A acção de luta que consistiu em cantar Grândola Vila
Morena no Parlamento foi inteligente. Teve uma subtileza cortante que é
rara neste tipo de acções – e em Portugal, onde sempre fomos mais dados à
manifestação, expressa e reiterada, do óbvio (veja-se o humor, que felizmente a
invasão de programas televisivos anglo-saxónicos tem vindo a refinar). Os
mestres-cantores (até Hans Sachs concordaria que eles cantaram bem) da Assembleia
foram mesmo ao ponto de não resistir às ordens de expulsão. Evidentemente,
tratava-se de profissionais conscientes de que a imagem da dignidade ofendida
possui mais força do que a da arruaça. Após esse momento, com a contradição de
ter nascido para exigir o que os cantores da Assembleia manifestamente tiveram
afastada por inconveniente (nuns casos) e falta de memória (noutros),
Grândola Vila Morena tinha caminho aberto para se tornar no hino da
actual contestação, ocupando o posto onde alguns tentaram há uns tempos colocar
um débil tema dos Deolinda. Havia dois tipos de risco, o do excesso de exposição
(semanas a ouvir gente nos mais diversos cantos do país entoando Grândola
Vila Morena perante membros do governo era capaz de se tornar tão
repetitivo que o efeito contestatório se diluiria) e o de alguém utilizar a
canção como base de partida para acções violentas, mas cantar Grândola Vila
Morena poderia de facto constituir-se numa forma ao mesmo tempo elegante e
acerada de mostrar desagrado – bem como de disfarçar a míngua de ideias – a que
alguns membros do governo reagiriam certamente pior do que outros.

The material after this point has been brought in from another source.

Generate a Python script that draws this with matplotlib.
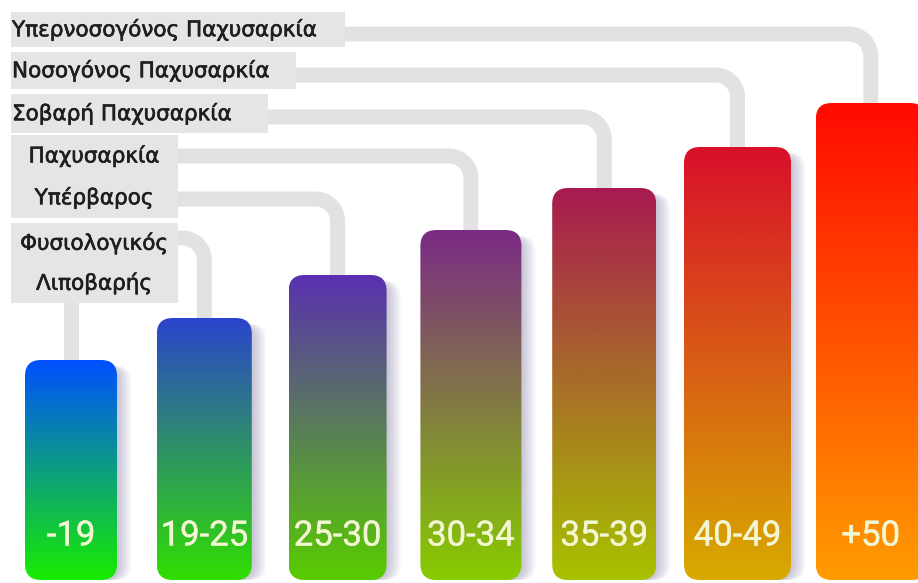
import matplotlib
matplotlib.use("Agg")
import matplotlib.pyplot as plt
import matplotlib.patheffects as pe
import numpy as np
from matplotlib.patches import FancyBboxPatch, Rectangle
from matplotlib.colors import to_rgb

# BMI ranges and weight classes, lowest to highest
bmi_ranges = ["-19", "19-25", "25-30", "30-34", "35-39", "40-49", "+50"]
classes = ["Λιποβαρής", "Φυσιολογικός", "Υπέρβαρος", "Παχυσαρκία",
           "Σοβαρή Παχυσαρκία", "Νοσογόνος Παχυσαρκία", "Υπερνοσογόνος Παχυσαρκία"]
bar_heights = [220, 262, 305, 350, 392, 433, 477]

# gradient colours of each bar (top -> bottom)
top_colors = ["#0050ff", "#2b44cc", "#5a30b0", "#7b2a85", "#a81a50", "#d8102a", "#ff0a00"]
bottom_colors = ["#18ec00", "#30de00", "#58cc00", "#88cc00", "#a8c200", "#d8aa00", "#ff9c00"]

# layout (pixels)
W, H = 918, 583
base = 580
pitch = 131.8
box_color = "#e5e5e5"
line_color = "#e2e2e2"
box_rows = [(263, 303), (223, 263), (177, 218), (135, 177), (94, 133), (52, 89), (12, 47)]
box_right = [178, 178, 178, 178, 268, 296, 345]
line_y = [None, 238, 199, 156, 117, 75, 34]
corner = 22

fig = plt.figure(figsize=(W / 100, H / 100), dpi=100)
ax = fig.add_axes([0, 0, 1, 1])
fig.patch.set_facecolor("white")

for i, (label, rng, h) in enumerate(zip(classes, bmi_ranges, bar_heights)):
    left = 25 + pitch * i
    w = 92 + 3 * i
    cx = left + w / 2
    top = base - h

    # connector from the label box down to the bar
    if line_y[i] is None:
        xs = [cx, cx]
        ys = [box_rows[i][1] - 2, top + 6]
    else:
        ly = line_y[i]
        t = np.linspace(-np.pi / 2, 0, 20)
        ax_c, ay_c = cx - corner, ly + corner
        xs = [box_right[i] - 10] + list(ax_c + corner * np.cos(t)) + [cx]
        ys = [ly] + list(ay_c + corner * np.sin(t)) + [top + 6]
    ax.plot(xs, ys, color=line_color, lw=10.8, solid_capstyle="butt", zorder=1)

    # soft shadow on the right
    for k in range(7):
        sh = FancyBboxPatch((left + 2 + 2 * k, top + 6), w, h - 6,
                            boxstyle="round,pad=0,rounding_size=16",
                            facecolor="#7c74a0", edgecolor="none", alpha=0.065, zorder=2)
        ax.add_patch(sh)

    # gradient bar
    c0, c1 = np.array(to_rgb(top_colors[i])), np.array(to_rgb(bottom_colors[i]))
    f = np.linspace(0, 1, 256)[:, None]
    grad = (c0 * (1 - f) + c1 * f)[:, None, :]
    im = ax.imshow(grad, extent=(left, left + w, base, top), origin="upper",
                   aspect="auto", interpolation="bilinear", zorder=3)
    clip = FancyBboxPatch((left, top), w, h, boxstyle="round,pad=0,rounding_size=16",
                          facecolor="none", edgecolor="none", transform=ax.transData)
    ax.add_patch(clip)
    im.set_clip_path(clip)

    ax.text(cx, 536, rng, ha="center", va="center", fontsize=25,
            family="Roboto", color="#f2f6d2", zorder=4,
            path_effects=[pe.withStroke(linewidth=0.3, foreground="#f2f6d2")])

    # label box
    y0, y1 = box_rows[i]
    ax.add_patch(Rectangle((11, y0), box_right[i] - 11, y1 - y0,
                           facecolor=box_color, edgecolor="none", zorder=2))
    ym = (y0 + y1) / 2
    halo = [pe.withStroke(linewidth=0.45, foreground="#1e1e1e")]
    if i < 4:
        ax.text(94, ym, label, ha="center", va="center", fontsize=15.5,
                family="DejaVu Sans", color="#1e1e1e", zorder=4, path_effects=halo)
    else:
        ax.text(12, ym, label, ha="left", va="center", fontsize=15.5,
                family="DejaVu Sans", color="#1e1e1e", zorder=4, path_effects=halo)

ax.set_xlim(0, W)
ax.set_ylim(H, 0)
ax.axis("off")
fig.savefig("out.png", dpi=100, facecolor="white")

Isto ainda é possível mas o segundo risco concretizou-se depressa. O modo
como o tema foi ontem usado em jeito de preâmbulo para berros e
insultos contra Miguel Relvas prejudica desde já a sua futura utilização.
Goste-se ou não de Relvas (e, repetindo-me porque há sempre quem apenas lembre
as partes que lhe fortalecem as ideias feitas, eu considero a reforma do mapa
autárquico insuficiente, a não-solução do caso RTP desapontante, as aparições
dele em processos que não lhe deviam dizer respeito preocupante e a sua
permanência no governo após as notícias sobre a licenciatura inaceitável), por
contraponto à histeria ululante dos manifestantes, ele pareceu sensato e
ponderado. Aguentou, tentou responder e só cometeu o erro de, logo no início, se
juntar ao coro. Percebe-se a ideia (era uma forma de dizer: posso cantar a
Grândola Vila Morena porque sou tão democrata como vocês) mas da atitude
transpareceu nervosismo e arrogância. Precisamente o tipo de hipótese a que me
referia no final do parágrafo anterior. Tivessem os manifestantes ficado por aí,
Relvas seria hoje alvo de chacota generalizada e eu não estaria a escrever este
post. Mas os manifestantes continuaram. Partiram para os gritos e para
os insultos. E Miguel Relvas, encurralado, manteve assinalável serenidade,
tentou responder às perguntas que, na verdade, não o eram, e deixou bem visível
(para quem quiser ver) como a berraria não equivale a ideias nem, muito menos, a
soluções. Cometeu um segundo erro, já à saída, mas foi ligeiro: assediado pelos
repórteres, tentou passar a mensagem de que a noite fora normal. Não fora e
pretendê-lo apenas revelou insegurança. Foi como se dissesse: está tudo bem,
nada disto põe em causa a continuidade do governo.
Compreensível mas desnecessário e, no limite, até contraproducente. Quanto a
Grândola Vila Morena, ninguém terá dúvidas de que, agora que a moda se
instalou, será novamente cantada em breve, algures no país ou mesmo no
estrangeiro. Resta saber se de forma a aumentar-lhe, se a diminuir-lhe os
efeitos.
Duas notas finais: quem acha os acontecimentos de ontem um modo adequado de
contestar o governo e não somente o ministro Relvas, é favor imaginar a grávida
Assunção Cristas no lugar dele; e trata-se de uma melhoria significativa em
relação ao passado recente que as pessoas insatisfeitas consigam entrar nos
locais onde os governantes se encontram e que, aparentemente, a polícia ainda
não tenha invadido a sede de qualquer sindicato.